What you will do – Repeat the material exactly from its first line to the line that includes "TIPO DE CRUDO</text>". Skip pictures.

%%

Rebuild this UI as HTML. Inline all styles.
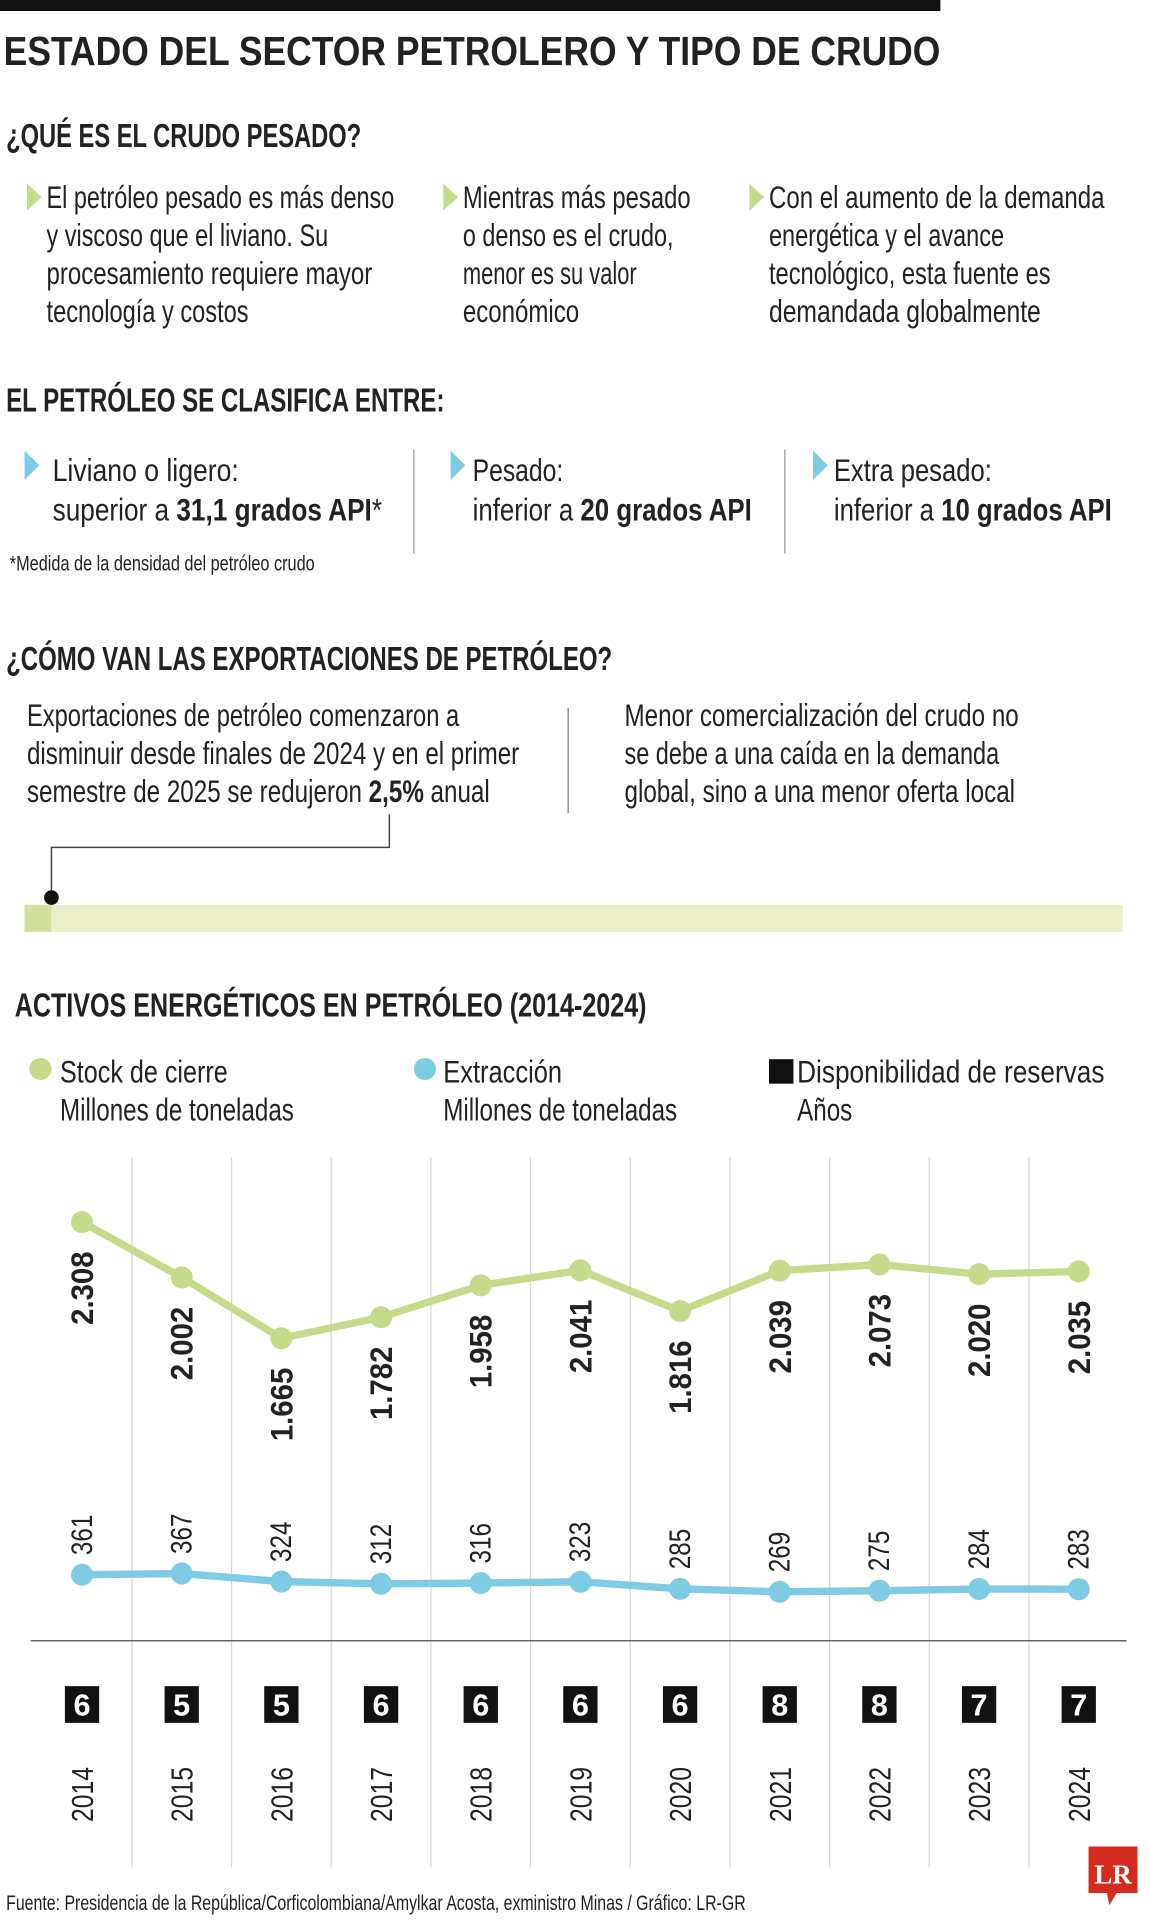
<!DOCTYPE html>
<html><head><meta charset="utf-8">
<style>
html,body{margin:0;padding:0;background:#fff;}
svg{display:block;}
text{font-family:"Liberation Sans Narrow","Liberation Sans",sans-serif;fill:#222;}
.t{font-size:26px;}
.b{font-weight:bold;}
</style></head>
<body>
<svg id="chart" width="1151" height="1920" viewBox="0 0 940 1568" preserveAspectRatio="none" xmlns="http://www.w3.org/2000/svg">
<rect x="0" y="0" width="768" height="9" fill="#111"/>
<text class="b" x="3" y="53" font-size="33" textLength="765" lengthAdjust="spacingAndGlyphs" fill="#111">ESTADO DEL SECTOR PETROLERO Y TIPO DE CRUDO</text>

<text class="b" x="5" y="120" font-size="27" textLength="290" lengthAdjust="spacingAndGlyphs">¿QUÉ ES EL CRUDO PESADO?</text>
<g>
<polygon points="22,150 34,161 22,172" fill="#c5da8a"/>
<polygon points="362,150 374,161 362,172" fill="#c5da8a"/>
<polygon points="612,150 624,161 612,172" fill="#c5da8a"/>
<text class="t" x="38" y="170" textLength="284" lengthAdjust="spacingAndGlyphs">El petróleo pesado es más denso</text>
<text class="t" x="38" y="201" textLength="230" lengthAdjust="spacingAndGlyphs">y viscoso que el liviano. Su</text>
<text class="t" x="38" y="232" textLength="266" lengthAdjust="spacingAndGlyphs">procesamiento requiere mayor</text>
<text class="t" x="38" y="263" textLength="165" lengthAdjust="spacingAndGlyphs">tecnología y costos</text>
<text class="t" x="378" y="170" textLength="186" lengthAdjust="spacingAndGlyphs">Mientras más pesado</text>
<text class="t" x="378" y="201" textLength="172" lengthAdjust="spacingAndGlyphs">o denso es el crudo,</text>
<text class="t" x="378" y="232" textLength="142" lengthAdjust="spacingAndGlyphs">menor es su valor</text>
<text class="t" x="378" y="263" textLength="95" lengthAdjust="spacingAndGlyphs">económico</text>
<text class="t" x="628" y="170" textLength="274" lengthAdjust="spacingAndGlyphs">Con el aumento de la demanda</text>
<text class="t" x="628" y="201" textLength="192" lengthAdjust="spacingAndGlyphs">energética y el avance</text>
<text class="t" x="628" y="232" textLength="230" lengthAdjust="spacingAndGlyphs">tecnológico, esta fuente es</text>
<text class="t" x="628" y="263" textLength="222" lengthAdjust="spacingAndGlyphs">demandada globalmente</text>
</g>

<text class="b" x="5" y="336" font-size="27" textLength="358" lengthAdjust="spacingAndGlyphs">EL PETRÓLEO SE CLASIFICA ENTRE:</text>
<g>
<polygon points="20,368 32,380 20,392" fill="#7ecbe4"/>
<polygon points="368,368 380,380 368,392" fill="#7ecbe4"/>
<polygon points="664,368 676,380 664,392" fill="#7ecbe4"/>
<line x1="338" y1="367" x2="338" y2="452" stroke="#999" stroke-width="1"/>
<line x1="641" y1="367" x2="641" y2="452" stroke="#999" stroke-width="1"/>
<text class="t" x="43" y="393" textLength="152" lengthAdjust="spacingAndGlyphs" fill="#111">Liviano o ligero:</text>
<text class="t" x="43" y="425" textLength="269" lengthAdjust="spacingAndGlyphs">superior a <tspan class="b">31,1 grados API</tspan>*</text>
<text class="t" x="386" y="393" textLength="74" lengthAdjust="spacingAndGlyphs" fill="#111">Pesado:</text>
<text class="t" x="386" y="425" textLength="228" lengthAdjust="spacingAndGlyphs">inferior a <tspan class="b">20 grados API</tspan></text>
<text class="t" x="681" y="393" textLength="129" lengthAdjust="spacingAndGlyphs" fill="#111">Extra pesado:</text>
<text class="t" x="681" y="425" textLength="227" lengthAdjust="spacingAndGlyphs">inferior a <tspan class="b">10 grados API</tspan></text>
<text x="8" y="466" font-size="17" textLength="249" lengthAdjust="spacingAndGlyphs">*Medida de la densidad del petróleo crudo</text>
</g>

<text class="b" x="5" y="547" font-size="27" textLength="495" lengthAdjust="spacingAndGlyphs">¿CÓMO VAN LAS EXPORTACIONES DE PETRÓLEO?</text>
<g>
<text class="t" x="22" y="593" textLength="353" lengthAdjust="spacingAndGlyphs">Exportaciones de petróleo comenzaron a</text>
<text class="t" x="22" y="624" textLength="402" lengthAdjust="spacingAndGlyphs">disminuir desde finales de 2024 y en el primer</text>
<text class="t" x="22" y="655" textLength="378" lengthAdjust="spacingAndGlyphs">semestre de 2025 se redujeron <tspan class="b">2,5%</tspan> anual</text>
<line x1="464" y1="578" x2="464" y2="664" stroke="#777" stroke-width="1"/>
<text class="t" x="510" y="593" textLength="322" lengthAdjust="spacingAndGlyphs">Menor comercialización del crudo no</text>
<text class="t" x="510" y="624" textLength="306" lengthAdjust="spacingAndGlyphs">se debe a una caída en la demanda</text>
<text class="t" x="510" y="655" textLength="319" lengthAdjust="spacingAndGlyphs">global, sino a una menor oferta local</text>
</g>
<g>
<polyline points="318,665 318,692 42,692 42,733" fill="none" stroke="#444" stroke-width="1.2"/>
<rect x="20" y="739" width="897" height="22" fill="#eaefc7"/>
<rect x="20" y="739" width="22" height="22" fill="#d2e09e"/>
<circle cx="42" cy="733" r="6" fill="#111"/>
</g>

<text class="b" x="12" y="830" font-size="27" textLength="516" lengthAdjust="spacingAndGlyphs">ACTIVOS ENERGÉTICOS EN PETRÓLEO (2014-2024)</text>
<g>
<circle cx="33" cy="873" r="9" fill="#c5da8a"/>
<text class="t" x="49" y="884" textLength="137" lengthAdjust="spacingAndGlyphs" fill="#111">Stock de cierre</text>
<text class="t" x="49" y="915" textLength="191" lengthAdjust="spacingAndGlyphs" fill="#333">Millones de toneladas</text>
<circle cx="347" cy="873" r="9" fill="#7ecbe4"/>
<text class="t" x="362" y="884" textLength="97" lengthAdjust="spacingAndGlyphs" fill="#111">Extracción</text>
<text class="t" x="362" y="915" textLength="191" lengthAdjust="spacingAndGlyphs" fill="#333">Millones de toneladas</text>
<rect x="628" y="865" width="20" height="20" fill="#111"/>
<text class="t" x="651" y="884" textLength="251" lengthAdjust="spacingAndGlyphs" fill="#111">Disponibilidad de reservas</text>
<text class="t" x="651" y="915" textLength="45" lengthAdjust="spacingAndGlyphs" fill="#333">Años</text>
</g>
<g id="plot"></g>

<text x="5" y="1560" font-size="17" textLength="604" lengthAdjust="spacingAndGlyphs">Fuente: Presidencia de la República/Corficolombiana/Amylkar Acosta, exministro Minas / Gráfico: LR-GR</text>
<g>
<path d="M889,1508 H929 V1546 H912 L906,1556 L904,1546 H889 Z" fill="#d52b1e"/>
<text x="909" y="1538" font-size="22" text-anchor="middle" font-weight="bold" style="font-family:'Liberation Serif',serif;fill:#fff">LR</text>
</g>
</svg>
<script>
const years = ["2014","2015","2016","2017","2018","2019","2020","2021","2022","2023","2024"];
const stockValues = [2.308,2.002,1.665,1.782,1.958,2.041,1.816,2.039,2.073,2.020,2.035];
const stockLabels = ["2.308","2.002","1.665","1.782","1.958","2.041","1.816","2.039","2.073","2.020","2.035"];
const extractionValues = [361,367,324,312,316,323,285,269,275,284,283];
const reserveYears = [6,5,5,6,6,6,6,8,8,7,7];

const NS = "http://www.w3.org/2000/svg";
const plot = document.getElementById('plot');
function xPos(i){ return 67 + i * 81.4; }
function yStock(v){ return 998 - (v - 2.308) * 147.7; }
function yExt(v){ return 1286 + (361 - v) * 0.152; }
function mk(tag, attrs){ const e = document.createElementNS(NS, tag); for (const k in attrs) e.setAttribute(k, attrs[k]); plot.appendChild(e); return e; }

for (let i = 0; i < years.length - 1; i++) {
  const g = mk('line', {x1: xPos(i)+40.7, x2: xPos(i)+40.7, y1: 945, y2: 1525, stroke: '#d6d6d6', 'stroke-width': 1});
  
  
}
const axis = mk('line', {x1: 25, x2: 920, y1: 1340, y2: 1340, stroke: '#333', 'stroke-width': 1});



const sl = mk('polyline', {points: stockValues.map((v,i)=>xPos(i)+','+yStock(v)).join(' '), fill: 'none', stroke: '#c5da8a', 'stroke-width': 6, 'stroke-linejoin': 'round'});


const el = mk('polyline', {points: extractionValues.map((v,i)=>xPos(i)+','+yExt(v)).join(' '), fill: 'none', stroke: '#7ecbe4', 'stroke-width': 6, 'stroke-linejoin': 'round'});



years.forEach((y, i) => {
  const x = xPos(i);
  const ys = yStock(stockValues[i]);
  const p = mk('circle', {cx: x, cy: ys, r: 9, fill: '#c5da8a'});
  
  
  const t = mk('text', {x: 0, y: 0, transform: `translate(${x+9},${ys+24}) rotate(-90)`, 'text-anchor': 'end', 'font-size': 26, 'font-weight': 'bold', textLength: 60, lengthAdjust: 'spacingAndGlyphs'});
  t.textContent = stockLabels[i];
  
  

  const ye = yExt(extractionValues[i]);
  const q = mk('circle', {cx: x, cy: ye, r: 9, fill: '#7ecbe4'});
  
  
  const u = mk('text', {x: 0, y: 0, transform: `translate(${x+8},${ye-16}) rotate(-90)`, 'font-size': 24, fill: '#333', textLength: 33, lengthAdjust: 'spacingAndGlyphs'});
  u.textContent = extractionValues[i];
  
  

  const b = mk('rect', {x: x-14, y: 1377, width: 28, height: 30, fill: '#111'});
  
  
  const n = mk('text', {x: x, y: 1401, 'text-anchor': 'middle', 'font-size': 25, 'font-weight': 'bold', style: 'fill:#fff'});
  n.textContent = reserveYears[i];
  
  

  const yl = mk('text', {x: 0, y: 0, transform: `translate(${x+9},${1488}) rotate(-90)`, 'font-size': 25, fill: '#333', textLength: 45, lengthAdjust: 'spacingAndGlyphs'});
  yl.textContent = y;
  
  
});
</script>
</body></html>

%%

Task result –
Rebuild this UI as HTML. Inline all styles.
<!DOCTYPE html>
<html><head><meta charset="utf-8">
<style>
html,body{margin:0;padding:0;background:#fff;}
svg{display:block;}
text{font-family:"Liberation Sans Narrow","Liberation Sans",sans-serif;fill:#222;}
.t{font-size:26px;}
.b{font-weight:bold;}
</style></head>
<body>
<svg id="chart" width="1151" height="1920" viewBox="0 0 940 1568" preserveAspectRatio="none" xmlns="http://www.w3.org/2000/svg">
<rect x="0" y="0" width="768" height="9" fill="#111"/>
<text class="b" x="3" y="53" font-size="33" textLength="765" lengthAdjust="spacingAndGlyphs" fill="#111">ESTADO DEL SECTOR PETROLERO Y TIPO DE CRUDO</text>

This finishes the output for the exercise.